The common rules for imports were established by Council Regulation of 22 December 1994, codified in 2015 [2015/478]. They apply to imports of products originating in third countries, with the exception, on the one hand, of textiles subject to specific import arrangements, discussed under the heading of sectoral measures of the commercial policy [Regulation 517/94], and, on the other, products originating from certain third countries, including Russia, North Korea and Vietnam [Regulation 625/2009]. Apart from those exceptions, imports into the European Union are free and not subject to any quantitative restrictions. The Regulation strives to establish a balance between a European market normally open to the world following the conclusion of the Uruguay Round and more rapid and simplified procedures in case of a risk of serious injury caused by imports of a product to European producers.
The Regulation establishes a European information and consultation procedure. The examination of the trend of imports, of the conditions under which they take place and of serious injury or threat of serious injury to European producers resulting from such imports covers the following factors in practice: a) the volume of imports; b) the price of imports; and c) the consequent impact on the European producers of similar or directly competitive products as indicated by trends in certain economic factors such as production, capacity utilisation, stocks, sales, market share, prices and so on.
Where the trend in imports of a product originating in a third country threatens to cause injury to European producers, import of that product may be subject, as appropriate, to prior or retrospective European surveillance. Products under prior European surveillance may be put into free circulation only on production of an import document endorsed by the competent authority designated by Member States and valid throughout the EU, regardless of the Member State of issue. The surveillance may be confined to imports into one or more regions of the EU (regional surveillance).

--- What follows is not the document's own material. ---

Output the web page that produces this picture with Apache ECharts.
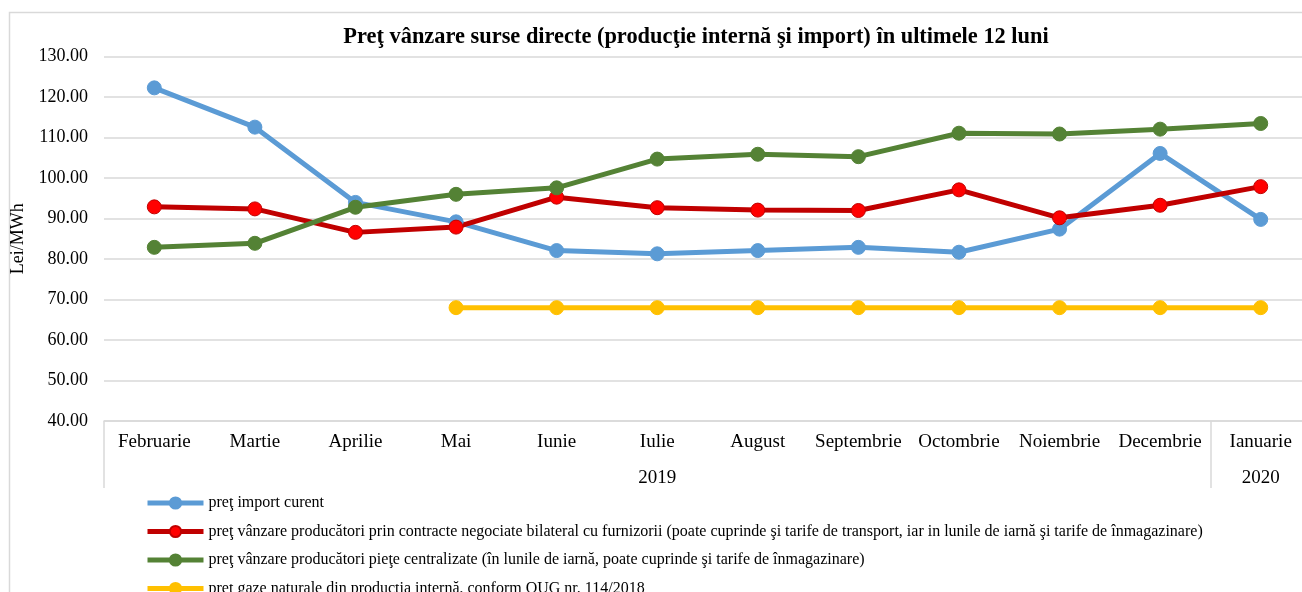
<!DOCTYPE html>
<html>
<head>
<meta charset="utf-8">
<script src="https://cdn.jsdelivr.net/npm/echarts@6/dist/echarts.min.js"></script>
<style>
html,body{margin:0;padding:0;background:#fff;}
#chart{width:1302px;height:592px;}
</style>
</head>
<body>
<div id="chart"></div>
<script>
const months = ['Februarie','Martie','Aprilie','Mai','Iunie','Iulie','August','Septembrie','Octombrie','Noiembrie','Decembrie','Ianuarie'];
const yearLabels = ['', '', '', '', '', '2019', '', '', '', '', '', '2020'];
const yTicks = [40,50,60,70,80,90,100,110,120,130];

const seriesNames = [
  'preţ import curent',
  'preţ vânzare producători prin contracte negociate bilateral cu furnizorii (poate cuprinde şi tarife de transport, iar in lunile de iarnă şi tarife de înmagazinare)',
  'preţ vânzare producători pieţe centralizate (în lunile de iarnă, poate cuprinde şi tarife de înmagazinare)',
  'preţ gaze naturale din producţia internă, conform OUG nr. 114/2018'
];
const importPrice = [122.3, 112.6, 94.0, 89.2, 82.1, 81.3, 82.1, 82.9, 81.7, 87.4, 106.1, 89.8];
const bilateralPrice = [92.9, 92.4, 86.6, 87.9, 95.3, 92.7, 92.1, 92.0, 97.1, 90.2, 93.3, 97.9];
const centralizedPrice = [82.9, 83.9, 92.8, 96.0, 97.6, 104.7, 105.9, 105.3, 111.1, 110.9, 112.1, 113.5];
const domesticPrice = [null, null, null, 68.0, 68.0, 68.0, 68.0, 68.0, 68.0, 68.0, 68.0, 68.0];

const FONT = '"Liberation Serif", "Times New Roman", serif';
const GRID_COLOR = '#D9D9D9';

const chart = echarts.init(document.getElementById('chart'), null, {renderer: 'canvas'});

function lineSeries(name, data, color, markerFill) {
  return {
    name: name,
    type: 'line',
    data: data,
    symbol: 'circle',
    symbolSize: 14,
    showSymbol: true,
    connectNulls: false,
    lineStyle: {color: color, width: 5},
    itemStyle: {color: markerFill || color, borderColor: color, borderWidth: 1},
    emphasis: {disabled: true},
    animation: false
  };
}

chart.setOption({
  backgroundColor: '#fff',
  animation: false,
  graphic: [{
    type: 'rect',
    left: 7, top: 10,
    shape: {width: 1400, height: 700},
    style: {fill: 'none', stroke: GRID_COLOR, lineWidth: 1.5},
    z: -10, silent: true
  }],
  title: {
    text: 'Preţ vânzare surse directe (producţie internă şi import) în ultimele 12 luni',
    left: 691, top: 21, textAlign: 'center',
    textStyle: {fontFamily: FONT, fontWeight: 'bold', fontSize: 22.4, color: '#000'}
  },
  legend: {
    orient: 'vertical',
    left: 145, top: 495,
    padding: 0,
    height: 300,
    itemWidth: 56, itemHeight: 14,
    itemGap: 12.5,
    data: seriesNames,
    lineStyle: {width: 5},
    textStyle: {fontFamily: FONT, fontSize: 16, color: '#000'},
    selectedMode: false
  },
  grid: {left: 104, top: 56.7, height: 364.3, width: 1207, containLabel: false, outerBoundsMode: 'none'},
  xAxis: [{
    type: 'category',
    data: months,
    boundaryGap: true,
    axisLine: {show: true, lineStyle: {color: GRID_COLOR, width: 1.5}},
    axisTick: {show: true, length: 67, lineStyle: {color: GRID_COLOR, width: 1.5},
      interval: function (i) { return i === 0 || i === 11; }},
    axisLabel: {fontFamily: FONT, fontSize: 19, color: '#000', margin: 12, interval: 0}
  }, {
    type: 'category',
    data: yearLabels.map((y, i) => months[i] + '|' + y),
    boundaryGap: true,
    position: 'bottom',
    axisLine: {show: false},
    axisTick: {show: false},
    axisLabel: {fontFamily: FONT, fontSize: 19, color: '#000', margin: 48, interval: 0,
      formatter: function (v) { return v.split('|')[1]; }}
  }],
  yAxis: {
    type: 'value',
    min: yTicks[0], max: yTicks[yTicks.length - 1], interval: 10,
    name: 'Lei/MWh',
    nameLocation: 'middle',
    nameGap: 59,
    nameTextStyle: {fontFamily: FONT, fontSize: 18, color: '#000'},
    axisLine: {show: false},
    axisTick: {show: false},
    splitLine: {show: true, lineStyle: {color: GRID_COLOR, width: 1.5}},
    axisLabel: {fontFamily: FONT, fontSize: 18, color: '#000', margin: 16,
      formatter: function (v) { return v.toFixed(2); }}
  },
  series: [
    lineSeries(seriesNames[0], importPrice, '#5B9BD5'),
    lineSeries(seriesNames[1], bilateralPrice, '#C00000', '#FF0000'),
    lineSeries(seriesNames[2], centralizedPrice, '#548235'),
    lineSeries(seriesNames[3], domesticPrice, '#FFC000')
  ]
});
</script>
</body>
</html>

Where a product is imported into the European Union in such increased quantities and/or on such terms as to cause, or threaten to cause, serious injury to European producers, the Commission may, acting at the request of a Member State or on its own initiative take safeguard measures, i.e.: limit the period of validity of import documents required in compliance with surveillance measures; alter the import rules for the product in question by making its release for free circulation conditional on production of an import authorisation granted under certain provisions and in certain limits laid down by the Commission. As regards Members of the World Trade Organisation (WTO), safeguard measures are taken only when the two conditions indicated above (quantities and terms of imports) are met. No safeguard measure may be applied to a product originating in a developing country Member of the WTO as long as that country's share of European imports of the product concerned does not exceed 3% and that the import share of all developing countries does not account for more than 9% of such imports.
Following the information and consultation procedure, when trends in imports appear to call for surveillance or protective measures, the Commission must be informed of this fact by the Member States. This information must contain all available evidence, drawn from certain specific criteria. The Commission then passes on forthwith this information to all the Member States. Consultations may be held either at the request of a Member State or on the initiative of the Commission. These consultations must take place within eight working days of the Commission receiving the information. They take place within an advisory committee consisting of representatives of each Member State and chaired by a representative of the Commission [see section 23.1]. These consultations concern notably: a) the terms and conditions of import, import trends and the various aspects of the economic and commercial situation as regards the product in question; and b) the measures, if any, to be taken.
When, after consultations have taken place, it is apparent to the Commission that there is sufficient evidence, it initiates an investigation within one month of receipt of information from a Member State and publishes a notice in the Official Journal of the European Union, giving a summary of the information received and asking for any relevant information, including the views of the interested parties. The Commission seeks all information it deems to be necessary and, where it considers it appropriate, after consulting the Committee, endeavours to check the information with importers, traders, agents, producers, trade associations and organisations. The Member States supply the Commission at its request and following procedures laid down by it with all information at their disposal on developments in the market of the product being investigated.
The decision to impose EU or regional, prior or retrospective surveillance is taken by the Commission. In the case of retrospective surveillance, however, any Member State may refer the Commission's decision to the Council, which, acting by a qualified majority, may confirm, amend or revoke it. The imposition of surveillance measures implies a monthly communication by the Member States to the Commission of certain information on the imports in question. Surveillance measures are of limited duration. Failing provisions to the contrary, they cease to be valid at the end of the second half calendar year following that in which they were introduced. In any case, the European surveillance measures are few and far between, concerning mostly steel products [Regulation 2248/94 and Regulation 2385/2002].
Where the Commission considers that a combination of anti-dumping or anti-subsidy measures with safeguard tariff measures on the same imports could lead to effects greater than is desirable in terms of the Union's trade defence policy, it may adopt: (a) measures to amend, suspend or repeal existing anti-dumping and/or anti-subsidy measures; or (b) measures to exempt imports in whole or in part from anti-dumping or countervailing duties which would otherwise be payable; or (c) any other special measures considered appropriate in the circumstances [Regulation 2015/477].